LTspice implementation of PKU compact model of metal-oxide-based RRAM: part C_simulation of RRAM memory arrays

RRAM, which has the characteristics of high speed, low power consumption, easy integration, compatibility with CMOS technology, is a potential NVM technology. It is considered as the next-generation high density storage and high-performance computing technology, and also, a powerful alternative of flash memory technology. In this dissertation, we first briefly reviewed several mainstream memory technologies, including the volatile memory (or random access memory) technologies represented by SRAM and DRAM and the non-volatile memory technology represented by flash memory. Aiming at many shortcomings of flash technology, we listed three NMV technologies which are considered as alternatives to traditional NAND and NOR flash memory, including PCRAM, STT-MRAM and RRAM. In chapter 2, we discussed the basic principles of RRAM, especially the memristor, which is a fourth class of electrical circuit, joining the resistor, the capacitor, and the inductor.

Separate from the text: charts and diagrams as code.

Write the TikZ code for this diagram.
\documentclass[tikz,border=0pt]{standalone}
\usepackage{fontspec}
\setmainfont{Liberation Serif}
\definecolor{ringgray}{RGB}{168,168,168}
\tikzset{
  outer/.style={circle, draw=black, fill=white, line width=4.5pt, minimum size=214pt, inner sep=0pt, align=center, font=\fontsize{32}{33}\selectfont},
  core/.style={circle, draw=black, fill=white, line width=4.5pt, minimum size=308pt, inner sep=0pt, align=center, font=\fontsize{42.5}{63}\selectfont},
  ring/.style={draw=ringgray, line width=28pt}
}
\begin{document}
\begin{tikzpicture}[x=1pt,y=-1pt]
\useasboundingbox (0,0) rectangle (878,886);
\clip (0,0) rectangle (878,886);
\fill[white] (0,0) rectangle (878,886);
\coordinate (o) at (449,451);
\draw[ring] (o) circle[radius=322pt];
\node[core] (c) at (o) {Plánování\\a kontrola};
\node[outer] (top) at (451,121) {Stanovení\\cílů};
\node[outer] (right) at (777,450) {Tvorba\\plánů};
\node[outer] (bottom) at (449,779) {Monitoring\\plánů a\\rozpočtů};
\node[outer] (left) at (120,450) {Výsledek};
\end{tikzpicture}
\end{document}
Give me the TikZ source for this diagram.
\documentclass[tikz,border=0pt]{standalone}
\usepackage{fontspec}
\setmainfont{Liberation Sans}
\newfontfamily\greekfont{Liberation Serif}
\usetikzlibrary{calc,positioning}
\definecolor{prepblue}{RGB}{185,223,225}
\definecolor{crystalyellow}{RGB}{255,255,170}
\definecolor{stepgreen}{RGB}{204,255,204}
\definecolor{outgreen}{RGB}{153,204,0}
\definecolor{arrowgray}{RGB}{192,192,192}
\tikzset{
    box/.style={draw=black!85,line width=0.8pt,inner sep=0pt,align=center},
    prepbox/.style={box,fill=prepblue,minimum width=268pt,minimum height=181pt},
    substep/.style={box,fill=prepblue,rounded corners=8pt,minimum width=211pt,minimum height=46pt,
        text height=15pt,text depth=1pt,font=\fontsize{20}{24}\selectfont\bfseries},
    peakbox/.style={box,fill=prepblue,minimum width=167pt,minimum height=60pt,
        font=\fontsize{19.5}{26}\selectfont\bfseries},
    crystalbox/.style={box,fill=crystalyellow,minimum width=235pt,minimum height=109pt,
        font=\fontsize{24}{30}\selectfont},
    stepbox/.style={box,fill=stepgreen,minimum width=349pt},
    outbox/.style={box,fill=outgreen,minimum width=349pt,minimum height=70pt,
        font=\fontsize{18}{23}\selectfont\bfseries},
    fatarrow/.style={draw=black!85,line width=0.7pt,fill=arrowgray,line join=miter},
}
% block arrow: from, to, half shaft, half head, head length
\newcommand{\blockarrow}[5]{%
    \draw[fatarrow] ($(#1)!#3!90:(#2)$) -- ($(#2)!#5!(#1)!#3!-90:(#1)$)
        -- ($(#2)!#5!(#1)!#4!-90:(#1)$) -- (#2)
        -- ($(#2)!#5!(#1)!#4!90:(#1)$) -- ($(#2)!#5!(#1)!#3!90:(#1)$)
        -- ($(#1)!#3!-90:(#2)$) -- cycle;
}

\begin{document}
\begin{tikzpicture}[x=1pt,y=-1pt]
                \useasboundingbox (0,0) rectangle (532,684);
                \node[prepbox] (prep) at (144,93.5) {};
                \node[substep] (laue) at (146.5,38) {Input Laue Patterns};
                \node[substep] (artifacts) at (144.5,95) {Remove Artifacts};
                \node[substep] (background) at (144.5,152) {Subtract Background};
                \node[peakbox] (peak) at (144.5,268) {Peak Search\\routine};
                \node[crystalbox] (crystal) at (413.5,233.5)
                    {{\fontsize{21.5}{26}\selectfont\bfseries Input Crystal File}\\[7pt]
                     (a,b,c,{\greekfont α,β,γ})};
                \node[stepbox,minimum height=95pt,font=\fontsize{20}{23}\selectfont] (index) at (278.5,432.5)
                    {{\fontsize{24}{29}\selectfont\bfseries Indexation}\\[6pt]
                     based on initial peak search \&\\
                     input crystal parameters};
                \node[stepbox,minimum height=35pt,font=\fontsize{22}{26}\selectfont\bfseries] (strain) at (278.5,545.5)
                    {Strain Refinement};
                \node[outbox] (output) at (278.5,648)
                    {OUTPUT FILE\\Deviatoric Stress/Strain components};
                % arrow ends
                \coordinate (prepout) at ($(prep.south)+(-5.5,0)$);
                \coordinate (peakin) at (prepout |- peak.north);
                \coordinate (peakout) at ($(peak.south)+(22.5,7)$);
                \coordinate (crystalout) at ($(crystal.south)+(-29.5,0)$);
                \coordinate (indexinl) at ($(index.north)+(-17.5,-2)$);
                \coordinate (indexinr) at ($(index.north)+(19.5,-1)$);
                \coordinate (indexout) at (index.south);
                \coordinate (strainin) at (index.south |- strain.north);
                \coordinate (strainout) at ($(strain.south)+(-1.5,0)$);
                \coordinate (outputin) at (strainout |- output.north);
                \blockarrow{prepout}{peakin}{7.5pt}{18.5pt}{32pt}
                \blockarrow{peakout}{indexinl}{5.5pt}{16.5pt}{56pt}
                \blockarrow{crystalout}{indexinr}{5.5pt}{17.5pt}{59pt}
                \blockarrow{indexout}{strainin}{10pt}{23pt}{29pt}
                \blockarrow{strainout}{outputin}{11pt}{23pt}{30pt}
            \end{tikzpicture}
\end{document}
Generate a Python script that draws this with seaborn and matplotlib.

Also we briefly analyzed how different memristor or electrode materials and RRAM cell structures affect performance. In chapter 3 we built models based on Stanford-PKU RRAM model and 0.18um TSMC N-MOSFET. The simulation results of the RRAM cell model, the 1T1R RRAM structure model and 1T1R RRAM array model are analyzed in chapter 4. Based on the simulation results, methods are proposed to solve the problem occurring during the SPICE code running with the LTspice simulator.